— Exercise description —
Would you repeat the listing exactly but omit every picture?
____
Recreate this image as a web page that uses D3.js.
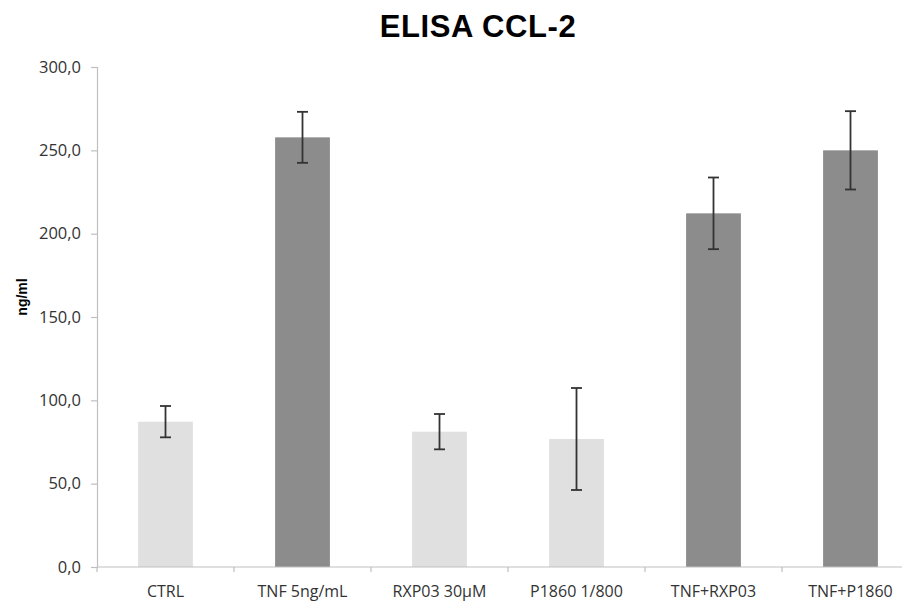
<!DOCTYPE html>
<html>
<head>
<meta charset="utf-8">
<script src="https://cdn.jsdelivr.net/npm/d3@7/dist/d3.min.js"></script>
<style>
  html, body { margin: 0; padding: 0; background: #fff; }
  svg { display: block; }
</style>
</head>
<body>
<svg id="chart" width="902" height="601"></svg>
<script>
// ELISA CCL-2 concentrations (ng/ml), mean ± error per condition
const categories = ["CTRL", "TNF 5ng/mL", "RXP03 30μM", "P1860 1/800", "TNF+RXP03", "TNF+P1860"];
const means  = [87.2, 257.8, 81.2, 76.8, 212.2, 250.0];
const errors = [9.4, 15.3, 10.6, 30.6, 21.5, 23.5];
const tnfTreated = [false, true, false, false, true, true];
const yTicks = [0, 50, 100, 150, 200, 250, 300];

const svg = d3.select("#chart");
const plotLeft = 97, plotRight = 919, plotTop = 67, plotBottom = 567;

const x = d3.scaleBand()
  .domain(categories)
  .range([plotLeft, plotRight])
  .paddingInner(0.6)
  .paddingOuter(0.3);

const y = d3.scaleLinear().domain([0, 300]).range([plotBottom, plotTop]);

const fmt = v => d3.format(".1f")(v).replace(".", ",");

// Title
svg.append("text")
  .attr("x", 478).attr("y", 37)
  .attr("text-anchor", "middle")
  .attr("font-family", "Liberation Sans, Arial, sans-serif")
  .attr("font-weight", "bold")
  .attr("font-size", 31)
  .attr("letter-spacing", 0.6)
  .attr("fill", "#000")
  .text("ELISA CCL-2");

// Y axis
const yAxis = svg.append("g")
  .attr("transform", `translate(${plotLeft},0)`)
  .call(d3.axisLeft(y).tickValues(yTicks).tickFormat(fmt).tickSize(6).tickPadding(10));
yAxis.select(".domain").attr("stroke", "#bfbfbf").attr("stroke-width", 1.2);
yAxis.selectAll(".tick line").attr("stroke", "#bfbfbf").attr("stroke-width", 1.2);
yAxis.selectAll(".tick text")
  .attr("font-family", "Open Sans, sans-serif")
  .attr("font-size", 16.5)
  .attr("fill", "#333");

// Y axis title
svg.append("text")
  .attr("transform", "translate(27,297) rotate(-90)")
  .attr("text-anchor", "middle")
  .attr("font-family", "Liberation Sans, Arial, sans-serif")
  .attr("font-weight", "bold")
  .attr("font-size", 14)
  .attr("fill", "#000")
  .text("ng/ml");

// Bars
svg.append("g").selectAll("rect")
  .data(categories)
  .join("rect")
  .attr("x", d => x(d))
  .attr("width", x.bandwidth())
  .attr("y", (d, i) => y(means[i]))
  .attr("height", (d, i) => y(0) - y(means[i]))
  .attr("fill", (d, i) => tnfTreated[i] ? "#8c8c8c" : "#e0e0e0");

// X axis: baseline with ticks on category boundaries
const xg = svg.append("g");
xg.append("line")
  .attr("x1", plotLeft).attr("x2", plotRight)
  .attr("y1", y(0)).attr("y2", y(0))
  .attr("stroke", "#bfbfbf").attr("stroke-width", 1.2);
const boundaries = categories.map(c => x(c) - x.step() * x.paddingInner() / 2);
xg.selectAll("line.tick")
  .data(boundaries)
  .join("line")
  .attr("class", "tick")
  .attr("x1", d => d).attr("x2", d => d)
  .attr("y1", y(0)).attr("y2", y(0) + 5)
  .attr("stroke", "#bfbfbf").attr("stroke-width", 1.2);
xg.selectAll("text")
  .data(categories)
  .join("text")
  .attr("x", d => x(d) + x.bandwidth() / 2)
  .attr("y", 597)
  .attr("text-anchor", "middle")
  .attr("font-family", "Open Sans, sans-serif")
  .attr("font-size", 16)
  .attr("fill", "#333")
  .text(d => d);

// Error bars
const eg = svg.append("g").attr("stroke", "#333").attr("stroke-width", 1.8);
categories.forEach((c, i) => {
  const cx = x(c) + x.bandwidth() / 2;
  const y1 = y(means[i] + errors[i]);
  const y2 = y(means[i] - errors[i]);
  eg.append("line").attr("x1", cx).attr("x2", cx).attr("y1", y1).attr("y2", y2);
  eg.append("line").attr("x1", cx - 5.5).attr("x2", cx + 5.5).attr("y1", y1).attr("y2", y1);
  eg.append("line").attr("x1", cx - 5.5).attr("x2", cx + 5.5).attr("y1", y2).attr("y2", y2);
});
</script>
</body>
</html>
____
— In response —
Recreate this image as a web page that uses D3.js.
<!DOCTYPE html>
<html>
<head>
<meta charset="utf-8">
<script src="https://cdn.jsdelivr.net/npm/d3@7/dist/d3.min.js"></script>
<style>
  html, body { margin: 0; padding: 0; background: #fff; }
  svg { display: block; }
</style>
</head>
<body>
<svg id="chart" width="902" height="601"></svg>
<script>
// ELISA CCL-2 concentrations (ng/ml), mean ± error per condition
const categories = ["CTRL", "TNF 5ng/mL", "RXP03 30μM", "P1860 1/800", "TNF+RXP03", "TNF+P1860"];
const means  = [87.2, 257.8, 81.2, 76.8, 212.2, 250.0];
const errors = [9.4, 15.3, 10.6, 30.6, 21.5, 23.5];
const tnfTreated = [false, true, false, false, true, true];
const yTicks = [0, 50, 100, 150, 200, 250, 300];

const svg = d3.select("#chart");
const plotLeft = 97, plotRight = 919, plotTop = 67, plotBottom = 567;

const x = d3.scaleBand()
  .domain(categories)
  .range([plotLeft, plotRight])
  .paddingInner(0.6)
  .paddingOuter(0.3);

const y = d3.scaleLinear().domain([0, 300]).range([plotBottom, plotTop]);

const fmt = v => d3.format(".1f")(v).replace(".", ",");

// Title
svg.append("text")
  .attr("x", 478).attr("y", 37)
  .attr("text-anchor", "middle")
  .attr("font-family", "Liberation Sans, Arial, sans-serif")
  .attr("font-weight", "bold")
  .attr("font-size", 31)
  .attr("letter-spacing", 0.6)
  .attr("fill", "#000")
  .text("ELISA CCL-2");

// Y axis
const yAxis = svg.append("g")
  .attr("transform", `translate(${plotLeft},0)`)
  .call(d3.axisLeft(y).tickValues(yTicks).tickFormat(fmt).tickSize(6).tickPadding(10));
yAxis.select(".domain").attr("stroke", "#bfbfbf").attr("stroke-width", 1.2);
yAxis.selectAll(".tick line").attr("stroke", "#bfbfbf").attr("stroke-width", 1.2);
yAxis.selectAll(".tick text")
  .attr("font-family", "Open Sans, sans-serif")
  .attr("font-size", 16.5)
  .attr("fill", "#333");

// Y axis title
svg.append("text")
  .attr("transform", "translate(27,297) rotate(-90)")
  .attr("text-anchor", "middle")
  .attr("font-family", "Liberation Sans, Arial, sans-serif")
  .attr("font-weight", "bold")
  .attr("font-size", 14)
  .attr("fill", "#000")
  .text("ng/ml");

// Bars
svg.append("g").selectAll("rect")
  .data(categories)
  .join("rect")
  .attr("x", d => x(d))
  .attr("width", x.bandwidth())
  .attr("y", (d, i) => y(means[i]))
  .attr("height", (d, i) => y(0) - y(means[i]))
  .attr("fill", (d, i) => tnfTreated[i] ? "#8c8c8c" : "#e0e0e0");

// X axis: baseline with ticks on category boundaries
const xg = svg.append("g");
xg.append("line")
  .attr("x1", plotLeft).attr("x2", plotRight)
  .attr("y1", y(0)).attr("y2", y(0))
  .attr("stroke", "#bfbfbf").attr("stroke-width", 1.2);
const boundaries = categories.map(c => x(c) - x.step() * x.paddingInner() / 2);
xg.selectAll("line.tick")
  .data(boundaries)
  .join("line")
  .attr("class", "tick")
  .attr("x1", d => d).attr("x2", d => d)
  .attr("y1", y(0)).attr("y2", y(0) + 5)
  .attr("stroke", "#bfbfbf").attr("stroke-width", 1.2);
xg.selectAll("text")
  .data(categories)
  .join("text")
  .attr("x", d => x(d) + x.bandwidth() / 2)
  .attr("y", 597)
  .attr("text-anchor", "middle")
  .attr("font-family", "Open Sans, sans-serif")
  .attr("font-size", 16)
  .attr("fill", "#333")
  .text(d => d);

// Error bars
const eg = svg.append("g").attr("stroke", "#333").attr("stroke-width", 1.8);
categories.forEach((c, i) => {
  const cx = x(c) + x.bandwidth() / 2;
  const y1 = y(means[i] + errors[i]);
  const y2 = y(means[i] - errors[i]);
  eg.append("line").attr("x1", cx).attr("x2", cx).attr("y1", y1).attr("y2", y2);
  eg.append("line").attr("x1", cx - 5.5).attr("x2", cx + 5.5).attr("y1", y1).attr("y2", y1);
  eg.append("line").attr("x1", cx - 5.5).attr("x2", cx + 5.5).attr("y1", y2).attr("y2", y2);
});
</script>
</body>
</html>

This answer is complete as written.